Archive: my noob presets


8th December 2004 20:39 UTC

my noob presets
I'm new to AVSing, well actually I've been playing around with it for quite some time now, and I've almost made enough presets for a pack, but I thought it would be a good idea for me to put up a few presets for download, so I could get some critisim on my presets before I start spamming them all over. So please if you download theese presets drop me a line.

I know that most of theese presets need some more work, may not have any framerate- or aspect compensation, but I haven't had a lot of time to do that sort of thing lately.


9th December 2004 08:03 UTC

First you have to attach a file.


9th December 2004 11:18 UTC

I feel very stupid right now, I thought I had attached the file, anyways I uploaded the presets to deviantART:

http://www.deviantart.com/download/13018516/


9th December 2004 16:15 UTC

not bad start at all, nice presets here :) but your suggestions about avs settings is horribly wrong. Read on for more:

Always set the rendering performance to high framerate.
If you want to, you can enable pixeldoubling, but it is usually a huge quality loss in small window sizes :)

edit/
When using modern skins, go to some settings for them that has a performace slider for skin visual thingies, and set their performance to minimum. that makes the skin look choppy and ugly, but gives AVS an impressive performance boost.
/edit

Settings for full performance, bad smoothness and a "bit more" of CPU usage:

- disable wait for retrace
- set priority to HIGHEST
- disable page flipping (fullscreen option)

Settings for smoothness and lower CPU usage:

- enable wait for retrace
- set priority to Same as winamp (usuall the best choice)
- enable page flipping (fullscreen option)

Wait for retrace makes the preset a lot smoother, and the beat detection is also somewhat better with it. Page flipping turned on means no more horizontal glitches on the screen :)


10th December 2004 09:08 UTC

Thanks for the hints an the reply, but I'd still recommend using idle priority, so AVS won't take processing power awy from anything else, although it makes AVS run like a dog on virus infected computers.

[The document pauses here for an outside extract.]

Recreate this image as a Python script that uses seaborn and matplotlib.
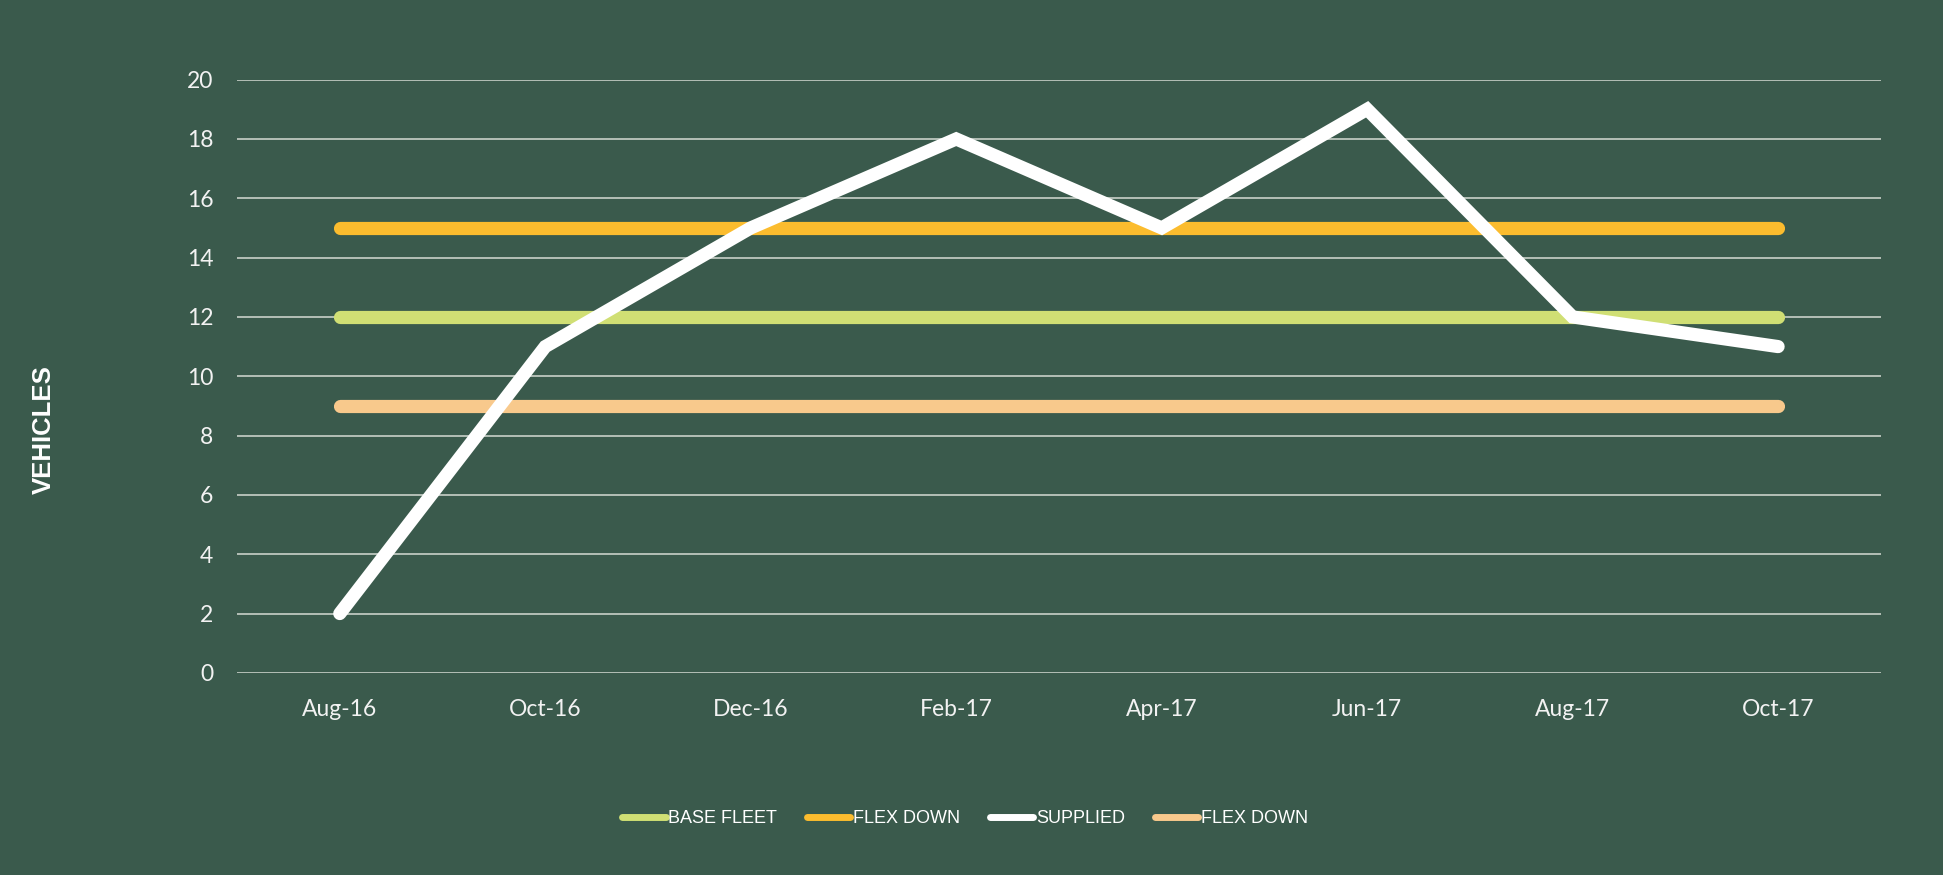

I'm gonna change the part about wait for retrace to on, I only recommended it off, because my computer has a "special" graphics card, which makes AVS stick to very odd framerates for instance there is no framerate between 64 and 32, and because wait for retrace forces the framerate below 60 (with my screen), no AVS's can run at above 32 fps on my maschine with wait for retrace on.
But I don't have that problem anymore.

I do not like pixel doubling though, because it halves the resolution, but actually halving the resolution gives better framerates, on my comp.


15th December 2004 06:58 UTC

pixel doubling gives better frame rates on all machines becuase it's halfing the resolution which halves the power needed to render it. As for other settings, people would have customised it for their own use, most commonly, for higer framerate and smoothness. Sure this will kill your cpu, but how can you do anything else with your compy when your watching avs? if you want to do something else, just close it.